↓

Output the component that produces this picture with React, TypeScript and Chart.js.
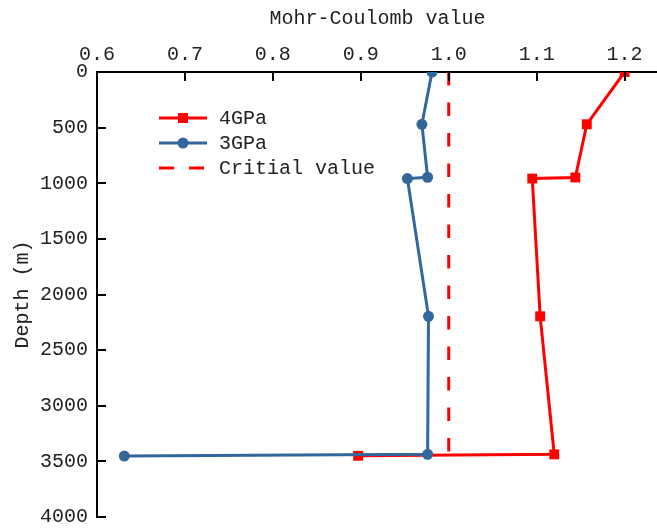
import React, { useEffect, useRef } from "react";
import { Chart, registerables } from "chart.js";

Chart.register(...registerables);

// ---- Data ----
const depth4GPa = [0, 470, 948, 958, 2196, 3437, 3450];
const mc4GPa = [1.2, 1.157, 1.144, 1.095, 1.104, 1.12, 0.897];

const depth3GPa = [0, 470, 946, 958, 2196, 3437, 3452];
const mc3GPa = [0.981, 0.9695, 0.976, 0.953, 0.977, 0.976, 0.631];

const depthCritical = [0, 3418];
const mcCritical = [1.0, 1.0];

const seriesLabels = ["4GPa", "3GPa", "Critial value"];
const xTitle = "Mohr-Coulomb value";
const yTitle = "Depth (m)";

const RED = "#ff0000";
const BLUE = "#33679c";
const FONT_FAMILY = "'Liberation Mono', 'DejaVu Sans Mono', monospace";
const FONT_SIZE = 20;

const toPoints = (xs: number[], ys: number[]) => xs.map((x, i) => ({ x, y: ys[i] }));

const inwardTicks = {
  id: "inwardTicks",
  afterDatasetsDraw(chart: any) {
    const { ctx, chartArea, scales } = chart;
    const x = scales.x;
    const y = scales.y;
    ctx.save();
    ctx.strokeStyle = "#000";
    ctx.lineWidth = 2;
    x.ticks.forEach((t: any) => {
      const px = Math.round(x.getPixelForValue(t.value));
      ctx.beginPath();
      ctx.moveTo(px, chartArea.top);
      ctx.lineTo(px, chartArea.top + 9);
      ctx.stroke();
    });
    y.ticks.forEach((t: any) => {
      const py = Math.round(y.getPixelForValue(t.value));
      ctx.beginPath();
      ctx.moveTo(chartArea.left, py);
      ctx.lineTo(chartArea.left + 9, py);
      ctx.stroke();
    });
    ctx.restore();
  },
};

const customLegend = {
  id: "customLegend",
  afterDraw(chart: any) {
    const { ctx } = chart;
    const rows = [
      { label: seriesLabels[0], color: RED, marker: "rect", dash: [] as number[] },
      { label: seriesLabels[1], color: BLUE, marker: "circle", dash: [] as number[] },
      { label: seriesLabels[2], color: RED, marker: "none", dash: [15, 15] },
    ];
    const x0 = 159;
    const x1 = 207;
    const tx = 219;
    const y0 = 118;
    const dy = 25;
    ctx.save();
    rows.forEach((r, i) => {
      const yy = y0 + i * dy;
      ctx.strokeStyle = r.color;
      ctx.lineWidth = 3;
      ctx.setLineDash(r.dash);
      ctx.beginPath();
      ctx.moveTo(x0, yy);
      ctx.lineTo(x1, yy);
      ctx.stroke();
      ctx.setLineDash([]);
      ctx.fillStyle = r.color;
      const cx = (x0 + x1) / 2;
      if (r.marker === "rect") {
        ctx.fillRect(cx - 5, yy - 5, 10, 10);
      } else if (r.marker === "circle") {
        ctx.beginPath();
        ctx.arc(cx, yy, 5.5, 0, Math.PI * 2);
        ctx.fill();
      }
      ctx.fillStyle = "#222";
      ctx.font = `${FONT_SIZE}px ${FONT_FAMILY}`;
      ctx.textBaseline = "middle";
      ctx.textAlign = "left";
      ctx.fillText(r.label, tx, yy + 1);
    });
    ctx.restore();
  },
};

export default function App() {
  const canvasRef = useRef<HTMLCanvasElement | null>(null);

  useEffect(() => {
    if (!canvasRef.current) return;
    const font = { family: FONT_FAMILY, size: FONT_SIZE };
    const chart = new Chart(canvasRef.current, {
      type: "line",
      data: {
        datasets: [
          {
            label: seriesLabels[1],
            data: toPoints(mc3GPa, depth3GPa),
            borderColor: BLUE,
            backgroundColor: BLUE,
            borderWidth: 3,
            pointStyle: "circle",
            pointRadius: 5.5,
            pointHoverRadius: 5.5,
            pointBorderWidth: 0,
            tension: 0,
            clip: 0,
            order: 0,
          },
          {
            label: seriesLabels[0],
            data: toPoints(mc4GPa, depth4GPa),
            borderColor: RED,
            backgroundColor: RED,
            borderWidth: 3,
            pointStyle: "rect",
            pointRadius: 7,
            pointHoverRadius: 7,
            pointBorderWidth: 0,
            tension: 0,
            clip: 0,
            order: 1,
          },
          {
            label: seriesLabels[2],
            data: toPoints(mcCritical, depthCritical),
            borderColor: RED,
            backgroundColor: RED,
            borderWidth: 3,
            borderDash: [13.5, 17],
            pointRadius: 0,
            tension: 0,
            clip: 0,
            order: 2,
          },
        ],
      },
      options: {
        animation: false,
        responsive: false,
        maintainAspectRatio: false,
        layout: { padding: { left: 0, right: 0, top: 0, bottom: 11 } },
        plugins: {
          legend: { display: false },
          tooltip: { enabled: false },
        },
        scales: {
          x: {
            type: "linear",
            position: "top",
            min: 0.6,
            max: 1.238,
            ticks: {
              stepSize: 0.1,
              includeBounds: false,
              autoSkip: false,
              maxRotation: 0,
              color: "#222",
              font,
              padding: 5,
              callback: (v: any) => Number(v).toFixed(1),
            },
            grid: { display: true, drawOnChartArea: false, drawTicks: false },
            border: { display: true, color: "#000", width: 2 },
            title: {
              display: true,
              text: xTitle,
              color: "#222",
              font,
              padding: { top: 7, bottom: 0 },
            },
            afterFit: (s: any) => {
              s.height = 72;
              s.paddingLeft = 0;
              s.paddingRight = 0;
            },
          },
          y: {
            type: "linear",
            reverse: true,
            min: 0,
            max: 4000,
            ticks: {
              stepSize: 500,
              autoSkip: false,
              color: "#222",
              font,
              padding: 9,
              callback: (v: any) => String(v),
            },
            grid: { display: true, drawOnChartArea: false, drawTicks: false },
            border: { display: true, color: "#000", width: 2 },
            title: {
              display: true,
              text: yTitle,
              color: "#222",
              font,
              padding: { top: 11, bottom: 0 },
            },
            afterFit: (s: any) => {
              s.width = 97;
              s.paddingTop = 0;
              s.paddingBottom = 0;
            },
          },
        },
      },
      plugins: [inwardTicks, customLegend],
    } as any);
    return () => chart.destroy();
  }, []);

  return (
    <div
      style={{
        position: "absolute",
        left: 0,
        top: 0,
        width: 657,
        height: 528,
        overflow: "hidden",
        background: "#fff",
      }}
    >
      <canvas ref={canvasRef} width={665} height={528} style={{ display: "block" }} />
    </div>
  );
}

↑

◆ **Problem description**: Leave the pictures out and copy the rest of the data exactly.

◆ **Written response**:
Output the component that produces this picture with React, TypeScript and Chart.js.
import React, { useEffect, useRef } from "react";
import { Chart, registerables } from "chart.js";

Chart.register(...registerables);

// ---- Data ----
const depth4GPa = [0, 470, 948, 958, 2196, 3437, 3450];
const mc4GPa = [1.2, 1.157, 1.144, 1.095, 1.104, 1.12, 0.897];

const depth3GPa = [0, 470, 946, 958, 2196, 3437, 3452];
const mc3GPa = [0.981, 0.9695, 0.976, 0.953, 0.977, 0.976, 0.631];

const depthCritical = [0, 3418];
const mcCritical = [1.0, 1.0];

const seriesLabels = ["4GPa", "3GPa", "Critial value"];
const xTitle = "Mohr-Coulomb value";
const yTitle = "Depth (m)";

const RED = "#ff0000";
const BLUE = "#33679c";
const FONT_FAMILY = "'Liberation Mono', 'DejaVu Sans Mono', monospace";
const FONT_SIZE = 20;

const toPoints = (xs: number[], ys: number[]) => xs.map((x, i) => ({ x, y: ys[i] }));

const inwardTicks = {
  id: "inwardTicks",
  afterDatasetsDraw(chart: any) {
    const { ctx, chartArea, scales } = chart;
    const x = scales.x;
    const y = scales.y;
    ctx.save();
    ctx.strokeStyle = "#000";
    ctx.lineWidth = 2;
    x.ticks.forEach((t: any) => {
      const px = Math.round(x.getPixelForValue(t.value));
      ctx.beginPath();
      ctx.moveTo(px, chartArea.top);
      ctx.lineTo(px, chartArea.top + 9);
      ctx.stroke();
    });
    y.ticks.forEach((t: any) => {
      const py = Math.round(y.getPixelForValue(t.value));
      ctx.beginPath();
      ctx.moveTo(chartArea.left, py);
      ctx.lineTo(chartArea.left + 9, py);
      ctx.stroke();
    });
    ctx.restore();
  },
};

const customLegend = {
  id: "customLegend",
  afterDraw(chart: any) {
    const { ctx } = chart;
    const rows = [
      { label: seriesLabels[0], color: RED, marker: "rect", dash: [] as number[] },
      { label: seriesLabels[1], color: BLUE, marker: "circle", dash: [] as number[] },
      { label: seriesLabels[2], color: RED, marker: "none", dash: [15, 15] },
    ];
    const x0 = 159;
    const x1 = 207;
    const tx = 219;
    const y0 = 118;
    const dy = 25;
    ctx.save();
    rows.forEach((r, i) => {
      const yy = y0 + i * dy;
      ctx.strokeStyle = r.color;
      ctx.lineWidth = 3;
      ctx.setLineDash(r.dash);
      ctx.beginPath();
      ctx.moveTo(x0, yy);
      ctx.lineTo(x1, yy);
      ctx.stroke();
      ctx.setLineDash([]);
      ctx.fillStyle = r.color;
      const cx = (x0 + x1) / 2;
      if (r.marker === "rect") {
        ctx.fillRect(cx - 5, yy - 5, 10, 10);
      } else if (r.marker === "circle") {
        ctx.beginPath();
        ctx.arc(cx, yy, 5.5, 0, Math.PI * 2);
        ctx.fill();
      }
      ctx.fillStyle = "#222";
      ctx.font = `${FONT_SIZE}px ${FONT_FAMILY}`;
      ctx.textBaseline = "middle";
      ctx.textAlign = "left";
      ctx.fillText(r.label, tx, yy + 1);
    });
    ctx.restore();
  },
};

export default function App() {
  const canvasRef = useRef<HTMLCanvasElement | null>(null);

  useEffect(() => {
    if (!canvasRef.current) return;
    const font = { family: FONT_FAMILY, size: FONT_SIZE };
    const chart = new Chart(canvasRef.current, {
      type: "line",
      data: {
        datasets: [
          {
            label: seriesLabels[1],
            data: toPoints(mc3GPa, depth3GPa),
            borderColor: BLUE,
            backgroundColor: BLUE,
            borderWidth: 3,
            pointStyle: "circle",
            pointRadius: 5.5,
            pointHoverRadius: 5.5,
            pointBorderWidth: 0,
            tension: 0,
            clip: 0,
            order: 0,
          },
          {
            label: seriesLabels[0],
            data: toPoints(mc4GPa, depth4GPa),
            borderColor: RED,
            backgroundColor: RED,
            borderWidth: 3,
            pointStyle: "rect",
            pointRadius: 7,
            pointHoverRadius: 7,
            pointBorderWidth: 0,
            tension: 0,
            clip: 0,
            order: 1,
          },
          {
            label: seriesLabels[2],
            data: toPoints(mcCritical, depthCritical),
            borderColor: RED,
            backgroundColor: RED,
            borderWidth: 3,
            borderDash: [13.5, 17],
            pointRadius: 0,
            tension: 0,
            clip: 0,
            order: 2,
          },
        ],
      },
      options: {
        animation: false,
        responsive: false,
        maintainAspectRatio: false,
        layout: { padding: { left: 0, right: 0, top: 0, bottom: 11 } },
        plugins: {
          legend: { display: false },
          tooltip: { enabled: false },
        },
        scales: {
          x: {
            type: "linear",
            position: "top",
            min: 0.6,
            max: 1.238,
            ticks: {
              stepSize: 0.1,
              includeBounds: false,
              autoSkip: false,
              maxRotation: 0,
              color: "#222",
              font,
              padding: 5,
              callback: (v: any) => Number(v).toFixed(1),
            },
            grid: { display: true, drawOnChartArea: false, drawTicks: false },
            border: { display: true, color: "#000", width: 2 },
            title: {
              display: true,
              text: xTitle,
              color: "#222",
              font,
              padding: { top: 7, bottom: 0 },
            },
            afterFit: (s: any) => {
              s.height = 72;
              s.paddingLeft = 0;
              s.paddingRight = 0;
            },
          },
          y: {
            type: "linear",
            reverse: true,
            min: 0,
            max: 4000,
            ticks: {
              stepSize: 500,
              autoSkip: false,
              color: "#222",
              font,
              padding: 9,
              callback: (v: any) => String(v),
            },
            grid: { display: true, drawOnChartArea: false, drawTicks: false },
            border: { display: true, color: "#000", width: 2 },
            title: {
              display: true,
              text: yTitle,
              color: "#222",
              font,
              padding: { top: 11, bottom: 0 },
            },
            afterFit: (s: any) => {
              s.width = 97;
              s.paddingTop = 0;
              s.paddingBottom = 0;
            },
          },
        },
      },
      plugins: [inwardTicks, customLegend],
    } as any);
    return () => chart.destroy();
  }, []);

  return (
    <div
      style={{
        position: "absolute",
        left: 0,
        top: 0,
        width: 657,
        height: 528,
        overflow: "hidden",
        background: "#fff",
      }}
    >
      <canvas ref={canvasRef} width={665} height={528} style={{ display: "block" }} />
    </div>
  );
}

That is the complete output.